Norway faces high rates of sickness absenteeism, posing risks to labor market, financial stability


(MENAFN) Norway is witnessing its highest sickness absence rates in over 15 years, which could potentially challenge the stability of its labor market and financial health. According to a report, Statistics Norway revealed that the seasonally adjusted sickness absence rate increased to 7.1 percent in the second quarter, marking the highest level since 2009, a period previously affected by a swine flu outbreak. This recent rise surpasses even the peak rates recorded during the COVID-19 pandemic and spans all sectors of the economy. The increase in illness-related absences comes at a crucial time for Norway, whose social welfare system, funded by high taxes, relies heavily on robust workforce participation to maintain sustainability.

While Norway's public services are currently underpinned by its massive USD1.7 trillion sovereign wealth fund, there are growing concerns about future budgetary pressures. These concerns are partly due to an anticipated decline in revenues from oil and gas, key sectors that have historically been substantial contributors to the nation's wealth. A report highlights that expenditures related to illness and disability already represent approximately 22 percent of Norway’s public spending, equivalent to about 8 percent of its GDP, excluding contributions from the oil and shipping sectors. This spending level is notably high, being twice the amount allocated by Denmark, the second-largest spender in this category, according to data from the Organization for Economic Co-operation and Development (OECD).

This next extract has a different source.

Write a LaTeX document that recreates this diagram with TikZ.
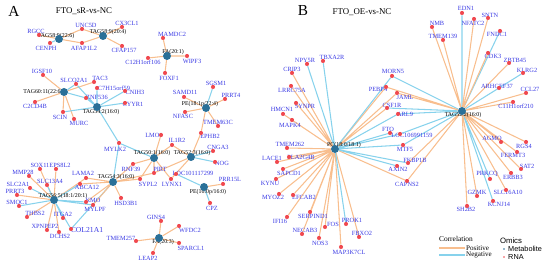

To address these challenges, Norway's Labour-led government plans to propose reforms to its welfare system later this month. Despite the planned changes, the government has suggested that benefit levels, which have been described by international organizations as "exceptional," are unlikely to face significant cuts. The government’s approach aims to balance the need for economic sustainability with the continued provision of generous social benefits, amid a backdrop of increasing fiscal constraints and a shifting economic landscape.